The problem ▸
Render the material again word for word, skipping the pictures in it.

Items ▸
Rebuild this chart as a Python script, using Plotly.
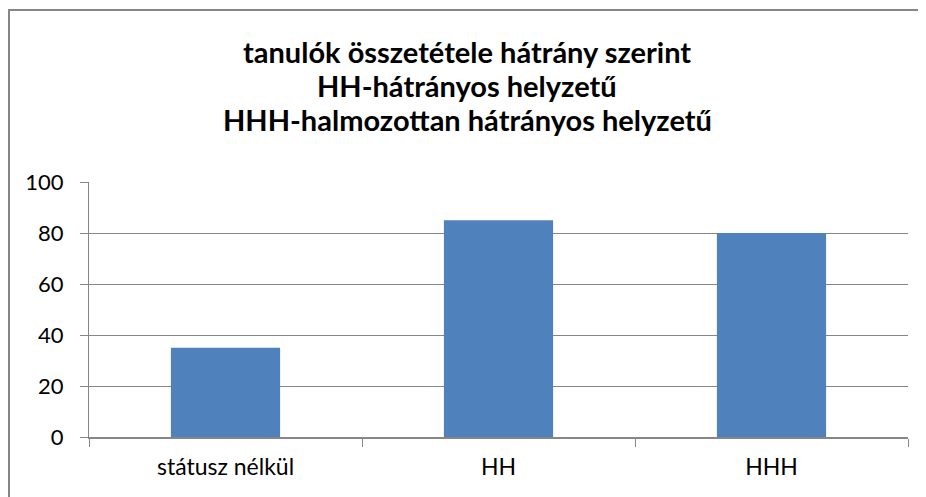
import plotly.graph_objects as go

categories = ["státusz nélkül", "HH", "HHH"]
values = [35, 85, 80]
y_ticks = [0, 20, 40, 60, 80, 100]
title_lines = ["tanulók összetétele hátrány szerint", "HH-hátrányos helyzetű", "HHH-halmozottan hátrányos helyzetű"]

# page body has an 8px margin, so the figure is 8px smaller and offset
W, H = 918, 489
ml, mr, mt, mb = 81, 18, 174, 60
pw, ph = W - ml - mr, H - mt - mb

fig = go.Figure(go.Bar(x=categories, y=values, marker=dict(color="#4F81BD", line=dict(width=0))))

grid = "#868686"
fig.update_layout(
    width=W, height=H,
    margin=dict(l=ml, r=mr, t=mt, b=mb),
    paper_bgcolor="white", plot_bgcolor="white",
    bargap=0.6,
    showlegend=False,
    font=dict(family="Lato, Carlito, Liberation Sans, sans-serif", color="black"),
)
# title lines
centers = [43, 77, 111]
for txt, cy in zip(title_lines, centers):
    fig.add_annotation(text="<b>%s</b>" % txt, xref="paper", yref="paper",
                       x=(W / 2 - ml) / pw,
                       y=(mt + ph - cy) / ph, xanchor="center", yanchor="middle",
                       showarrow=False, font=dict(size=29, color="black"))
fig.update_yaxes(range=[0, 100], tickvals=y_ticks, showgrid=True, gridcolor=grid, gridwidth=1,
                 showline=True, linecolor=grid, linewidth=1, ticks="outside", ticklen=8,
                 tickcolor=grid, tickfont=dict(size=22), zeroline=False, fixedrange=True,
                 ticklabelstandoff=12)
fig.update_xaxes(showline=True, linecolor=grid, linewidth=2, ticks="outside", ticklen=8,
                 tickcolor=grid, tickson="boundaries", tickfont=dict(size=23),
                 showgrid=False, mirror=False, fixedrange=True, ticklabelstandoff=8)
# outer chart border
fig.add_shape(type="rect", xref="paper", yref="paper",
              x0=(1 - ml) / pw, x1=(W + 20 - ml) / pw,
              y0=-(H + 20 - (mt + ph)) / ph, y1=(mt + ph - 2) / ph,
              line=dict(color="#868686", width=2), layer="below")
fig.write_html("out.html")
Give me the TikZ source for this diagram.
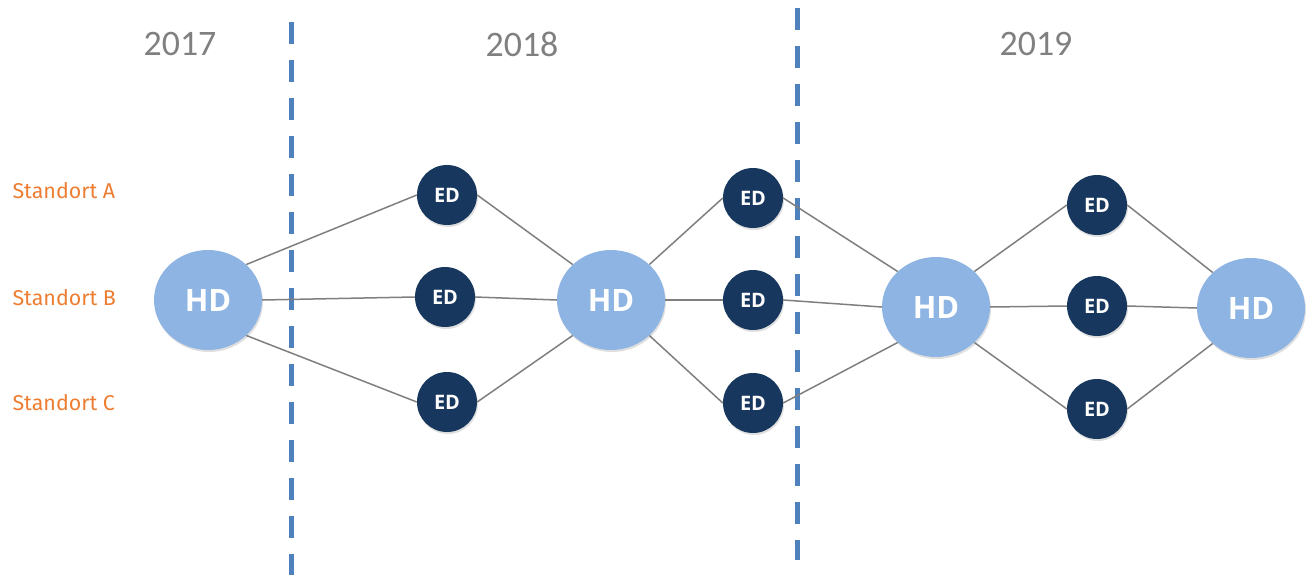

Result for this exercise ▸
Rebuild this chart as a Python script, using Plotly.
import plotly.graph_objects as go

categories = ["státusz nélkül", "HH", "HHH"]
values = [35, 85, 80]
y_ticks = [0, 20, 40, 60, 80, 100]
title_lines = ["tanulók összetétele hátrány szerint", "HH-hátrányos helyzetű", "HHH-halmozottan hátrányos helyzetű"]

# page body has an 8px margin, so the figure is 8px smaller and offset
W, H = 918, 489
ml, mr, mt, mb = 81, 18, 174, 60
pw, ph = W - ml - mr, H - mt - mb

fig = go.Figure(go.Bar(x=categories, y=values, marker=dict(color="#4F81BD", line=dict(width=0))))

grid = "#868686"
fig.update_layout(
    width=W, height=H,
    margin=dict(l=ml, r=mr, t=mt, b=mb),
    paper_bgcolor="white", plot_bgcolor="white",
    bargap=0.6,
    showlegend=False,
    font=dict(family="Lato, Carlito, Liberation Sans, sans-serif", color="black"),
)
# title lines
centers = [43, 77, 111]
for txt, cy in zip(title_lines, centers):
    fig.add_annotation(text="<b>%s</b>" % txt, xref="paper", yref="paper",
                       x=(W / 2 - ml) / pw,
                       y=(mt + ph - cy) / ph, xanchor="center", yanchor="middle",
                       showarrow=False, font=dict(size=29, color="black"))
fig.update_yaxes(range=[0, 100], tickvals=y_ticks, showgrid=True, gridcolor=grid, gridwidth=1,
                 showline=True, linecolor=grid, linewidth=1, ticks="outside", ticklen=8,
                 tickcolor=grid, tickfont=dict(size=22), zeroline=False, fixedrange=True,
                 ticklabelstandoff=12)
fig.update_xaxes(showline=True, linecolor=grid, linewidth=2, ticks="outside", ticklen=8,
                 tickcolor=grid, tickson="boundaries", tickfont=dict(size=23),
                 showgrid=False, mirror=False, fixedrange=True, ticklabelstandoff=8)
# outer chart border
fig.add_shape(type="rect", xref="paper", yref="paper",
              x0=(1 - ml) / pw, x1=(W + 20 - ml) / pw,
              y0=-(H + 20 - (mt + ph)) / ph, y1=(mt + ph - 2) / ph,
              line=dict(color="#868686", width=2), layer="below")
fig.write_html("out.html")
Give me the TikZ source for this diagram.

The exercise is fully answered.